### Goal of the exercise
Extract word for word the lines of the listing from its start to the line holding "- margin.bottom, margin.top]);", both ends kept; pictures are not part of the copy.

>> Start Raw records

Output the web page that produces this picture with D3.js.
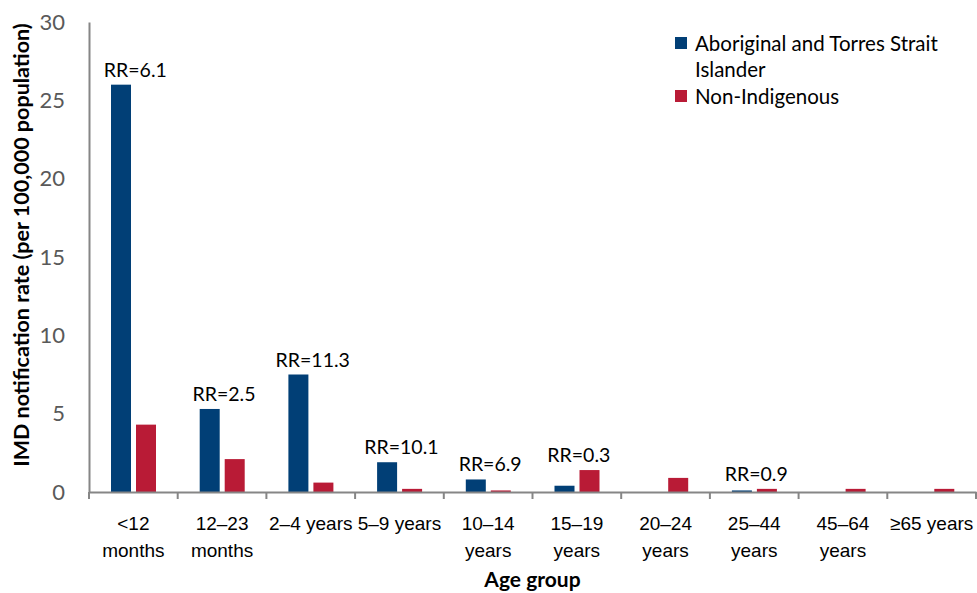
<!DOCTYPE html>
<html>
<head>
<meta charset="utf-8">
<script src="https://cdn.jsdelivr.net/npm/d3@7"></script>
<style>
  html, body { margin: 0; padding: 0; background: #fff; }
  svg { display: block; font-family: Lato, "Open Sans", sans-serif; }
</style>
</head>
<body>
<div id="chart"></div>
<script>
const categories = ['<12\nmonths', '12–23\nmonths', '2–4 years', '5–9 years', '10–14\nyears',
  '15–19\nyears', '20–24\nyears', '25–44\nyears', '45–64\nyears', '≥65 years'];
const seriesNames = ['Aboriginal and Torres Strait Islander', 'Non-Indigenous'];
const indigenous = [26.0, 5.3, 7.5, 1.9, 0.8, 0.4, 0, 0.1, 0, 0];
const nonIndigenous = [4.3, 2.1, 0.6, 0.2, 0.1, 1.4, 0.9, 0.2, 0.2, 0.2];
const rrLabels = ['RR=6.1', 'RR=2.5', 'RR=11.3', 'RR=10.1', 'RR=6.9', 'RR=0.3', '', 'RR=0.9', '', ''];
const yTicks = [0, 5, 10, 15, 20, 25, 30];

const colors = ['#013f76', '#b91b36'];
const width = 977, height = 593;
const margin = { top: 22, right: 1, bottom: 101, left: 89 };

const svg = d3.select('#chart').append('svg')
  .attr('width', width)
  .attr('height', height);

const x = d3.scaleBand()
  .domain(categories)
  .range([margin.left, width - margin.right])
  .paddingInner(0).paddingOuter(0);

const xSub = d3.scaleBand()
  .domain(seriesNames)
  .range([22, 67])
  .paddingInner(0.2);

const y = d3.scaleLinear()
  .domain([0, 30])
  .range([height - margin.bottom, margin.top]);

const rows = categories.map((c, i) => ({ cat: c, values: [indigenous[i], nonIndigenous[i]], rr: rrLabels[i] }));

// bars
const groups = svg.append('g').selectAll('g')
  .data(rows)
  .join('g')
  .attr('transform', d => `translate(${x(d.cat)},0)`);

groups.selectAll('rect')
  .data(d => d.values.map((v, j) => ({ name: seriesNames[j], value: v, j })))
  .join('rect')
  .attr('x', d => xSub(d.name))
  .attr('width', xSub.bandwidth())
  .attr('y', d => y(d.value))
  .attr('height', d => y(0) - y(d.value))
  .attr('fill', d => colors[d.j]);

// RR labels
groups.append('text')
  .attr('x', x.bandwidth() / 2 + 2)
  .attr('y', d => y(d3.max(d.values)) - 8)
  .attr('text-anchor', 'middle')
  .attr('font-size', '19.5px')
  .attr('fill', '#000')
  .text(d => d.rr);

// y axis
const yAxis = d3.axisLeft(y).tickValues(yTicks).tickSize(0).tickPadding(24);
const yg = svg.append('g')
  .attr('transform', `translate(${margin.left},0)`)
  .call(yAxis);
yg.select('.domain').attr('stroke', '#868686').attr('stroke-width', 2);
yg.selectAll('text')
  .attr('fill', '#595959')
  .attr('font-size', '22px')
  .attr('font-family', 'Lato, sans-serif');

// x axis
const xg = svg.append('g')
  .attr('transform', `translate(0,${y(0)})`)
  .call(d3.axisBottom(x).tickSize(0).tickFormat(''));
xg.select('.domain').attr('stroke', '#868686').attr('stroke-width', 2);
xg.selectAll('.tick').remove();

const bounds = x.domain().map(c => x(c)).concat([x.range()[1]]);
xg.selectAll('line.sep')
  .data(bounds)
  .join('line')
  .attr('class', 'sep')
  .attr('x1', d => d).attr('x2', d => d)
  .attr('y1', 0).attr('y2', 7)
  .attr('stroke', '#868686')
  .attr('stroke-width', 2);

const xl = xg.selectAll('text.cat')
  .data(categories)
  .join('text')
  .attr('class', 'cat')
  .attr('text-anchor', 'middle')
  .attr('font-size', '19px')
  .attr('fill', '#000')
  .attr('transform', d => `translate(${x(d) + x.bandwidth() / 2},0)`);
xl.selectAll('tspan')
  .data(d => d.split('\n'))
  .join('tspan')
  .attr('x', 0)
  .attr('y', (d, i) => 38 + i * 27)
  .text(d => d);

// axis titles
svg.append('text')
  .attr('x', (margin.left + width - margin.right) / 2)
  .attr('y', 587)
  .attr('text-anchor', 'middle')
  .attr('font-size', '21px')
  .attr('font-weight', 'bold')
  .text('Age group');

svg.append('text')
  .attr('transform', `translate(29,${(margin.top + y(0)) / 2 - 12}) rotate(-90)`)
  .attr('text-anchor', 'middle')
  .attr('font-size', '21.5px')
  .attr('font-weight', 'bold')
  .text('IMD notification rate (per 100,000 population)');

// legend
const legend = svg.append('g').attr('transform', 'translate(675,37)');
const legendLines = [['Aboriginal and Torres Strait', 'Islander'], ['Non-Indigenous']];
const legendY = [0, 53];
legendLines.forEach((lines, i) => {
  legend.append('rect')
    .attr('x', 0).attr('y', legendY[i])
    .attr('width', 12).attr('height', 12)
    .attr('fill', colors[i]);
  const t = legend.append('text')
    .attr('font-size', '20.5px')
    .attr('fill', '#000');
  lines.forEach((l, k) => {
    t.append('tspan')
      .attr('x', 20)
      .attr('y', legendY[i] + 14 + k * 26)
      .text(l);
  });
});
</script>
</body>
</html>
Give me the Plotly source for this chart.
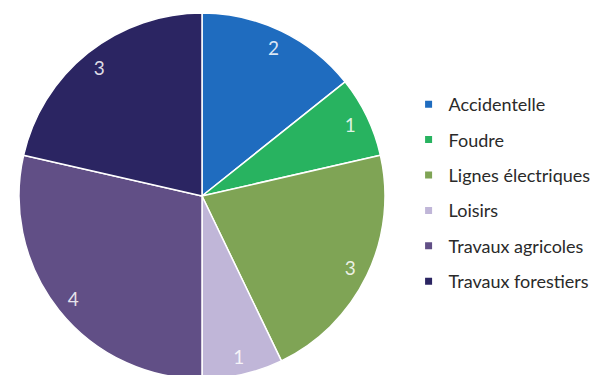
import plotly.graph_objects as go

labels = ["Accidentelle", "Foudre", "Lignes électriques", "Loisirs", "Travaux agricoles", "Travaux forestiers"]
values = [2, 1, 3, 1, 4, 3]
colors = ["#1f6cbf", "#28b360", "#7fa455", "#c0b6d8", "#614f86", "#2b2562"]

W, H = 597, 375
dom = dict(x=[11/W, 377/W], y=[4/H, 370/H])

fig = go.Figure()
# filled slices
fig.add_trace(go.Pie(
    labels=labels, values=values, sort=False, direction="clockwise", rotation=0,
    marker=dict(colors=colors, line=dict(color="white", width=1.5)),
    textinfo="none", showlegend=False, domain=dom,
))
# value labels placed in an outer ring (transparent) so they sit near the rim
fig.add_trace(go.Pie(
    labels=labels, values=values, sort=False, direction="clockwise", rotation=0,
    hole=0.8,
    marker=dict(colors=["rgba(0,0,0,0)"] * len(values), line=dict(width=0)),
    textinfo="value", textposition="inside", insidetextorientation="horizontal",
    textfont=dict(family="Lato", size=19, color="rgba(255,255,255,0.85)"),
    showlegend=False, hoverinfo="skip", domain=dom,
))
for i, (lab, col) in enumerate(zip(labels, colors)):
    fig.add_trace(go.Scatter(
        x=[None], y=[None], mode="markers", name=lab,
        marker=dict(symbol="square", size=7, color=col),
        legendgroup=f"g{i}", showlegend=True,
    ))

fig.update_layout(
    width=W, height=H,
    margin=dict(l=0, r=0, t=0, b=0),
    paper_bgcolor="white", plot_bgcolor="white",
    xaxis=dict(visible=False), yaxis=dict(visible=False),
    legend=dict(x=0.671, y=0.792, xanchor="left", yanchor="top",
                font=dict(family="Lato", size=18, color="#2a2a2a"),
                tracegroupgap=9, itemclick=False),
    font=dict(family="Lato"),
)
fig.write_html("out.html")
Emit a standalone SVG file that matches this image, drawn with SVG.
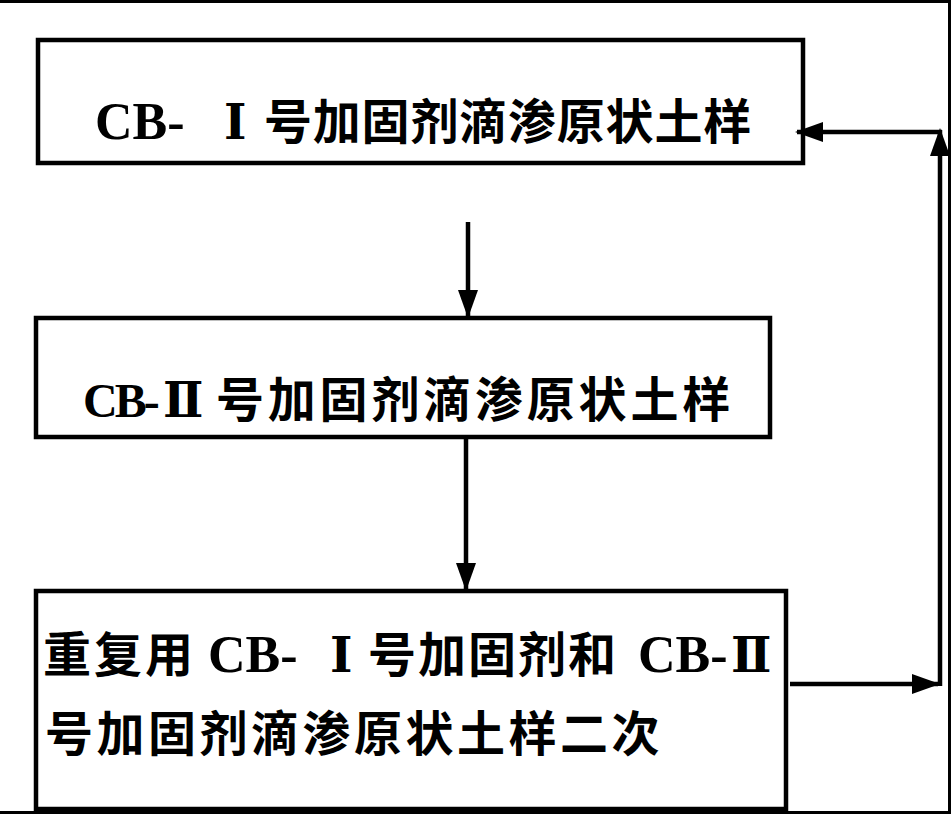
<svg xmlns="http://www.w3.org/2000/svg" width="952" height="815" viewBox="0 0 952 815">
<style>
.box{fill:#fff;stroke:#000;stroke-width:4.5}
.lat{font-family:"Liberation Serif","DejaVu Serif","Noto Sans CJK SC",serif;font-weight:700;font-size:52px;fill:#000}
.lat2{font-size:48px;letter-spacing:-3px}
.num{font-family:"DejaVu Serif","Liberation Serif","Noto Sans CJK SC",serif;font-weight:700;font-size:48px;fill:#000}
.cjk{font-family:"Noto Sans CJK SC","Noto Sans CJK JP",sans-serif;font-weight:700;font-size:48px;fill:#000}
.conn{fill:none;stroke:#000;stroke-width:4.5}
.frame{stroke:#000;stroke-width:3;fill:none}
</style>
<defs>
<marker id="ah" viewBox="0 0 28 20" refX="26" refY="10" markerWidth="28" markerHeight="20" markerUnits="userSpaceOnUse" orient="auto">
<path d="M0,0 L28,10 L0,20 z" fill="#000"/>
</marker>
</defs>
<rect width="952" height="815" fill="#fff"/>
<g id="frame">
<path class="frame" d="M0,1.5 H949.5 V812.5 H0"/>
</g>
<g id="node1">
<rect class="box" x="38" y="40" width="765" height="123"/>
<text y="139"><tspan class="lat" x="95">CB-</tspan><tspan class="num" x="224">Ⅰ</tspan><tspan class="cjk" x="264" letter-spacing="0.8">号加固剂滴渗原状土样</tspan></text>
</g>
<g id="node2">
<rect class="box" x="36" y="318" width="734" height="119"/>
<text y="417"><tspan class="lat lat2" x="83">CB-</tspan><tspan class="num" x="163">Ⅱ</tspan><tspan class="cjk" x="216" letter-spacing="3.8">号加固剂滴渗原状土样</tspan></text>
</g>
<g id="node3">
<rect class="box" x="36" y="591" width="750" height="218"/>
<text y="672"><tspan class="cjk" x="43" letter-spacing="3">重复用</tspan><tspan class="lat" x="208">CB-</tspan><tspan class="num" x="330">Ⅰ</tspan><tspan class="cjk" x="368" letter-spacing="2">号加固剂和</tspan><tspan class="lat" x="638">CB-</tspan><tspan class="num" x="731">Ⅱ</tspan></text>
<text y="751"><tspan class="cjk" x="45" letter-spacing="3.5">号加固剂滴渗原状土样二次</tspan></text>
</g>
<g id="connectors">
<path class="conn" d="M468,222 V316" marker-end="url(#ah)"/>
<path class="conn" d="M466,437 V589" marker-end="url(#ah)"/>
<path class="conn" d="M790,684 H938" marker-end="url(#ah)"/>
<path class="conn" d="M940,686 V130" marker-end="url(#ah)"/>
<path class="conn" d="M942,132 H797" marker-end="url(#ah)"/>
</g>
</svg>
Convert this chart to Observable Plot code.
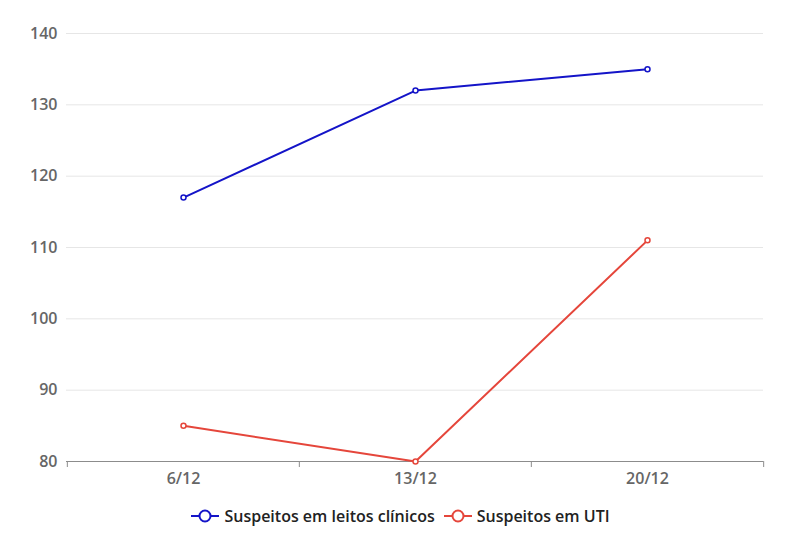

>> End Raw records

### Task response
Output the web page that produces this picture with D3.js.
<!DOCTYPE html>
<html>
<head>
<meta charset="utf-8">
<script src="https://cdn.jsdelivr.net/npm/d3@7"></script>
<style>
  html, body { margin: 0; padding: 0; background: #fff; }
  svg { display: block; font-family: Lato, "Open Sans", sans-serif; }
</style>
</head>
<body>
<div id="chart"></div>
<script>
const categories = ['<12\nmonths', '12–23\nmonths', '2–4 years', '5–9 years', '10–14\nyears',
  '15–19\nyears', '20–24\nyears', '25–44\nyears', '45–64\nyears', '≥65 years'];
const seriesNames = ['Aboriginal and Torres Strait Islander', 'Non-Indigenous'];
const indigenous = [26.0, 5.3, 7.5, 1.9, 0.8, 0.4, 0, 0.1, 0, 0];
const nonIndigenous = [4.3, 2.1, 0.6, 0.2, 0.1, 1.4, 0.9, 0.2, 0.2, 0.2];
const rrLabels = ['RR=6.1', 'RR=2.5', 'RR=11.3', 'RR=10.1', 'RR=6.9', 'RR=0.3', '', 'RR=0.9', '', ''];
const yTicks = [0, 5, 10, 15, 20, 25, 30];

const colors = ['#013f76', '#b91b36'];
const width = 977, height = 593;
const margin = { top: 22, right: 1, bottom: 101, left: 89 };

const svg = d3.select('#chart').append('svg')
  .attr('width', width)
  .attr('height', height);

const x = d3.scaleBand()
  .domain(categories)
  .range([margin.left, width - margin.right])
  .paddingInner(0).paddingOuter(0);

const xSub = d3.scaleBand()
  .domain(seriesNames)
  .range([22, 67])
  .paddingInner(0.2);

const y = d3.scaleLinear()
  .domain([0, 30])
  .range([height - margin.bottom, margin.top]);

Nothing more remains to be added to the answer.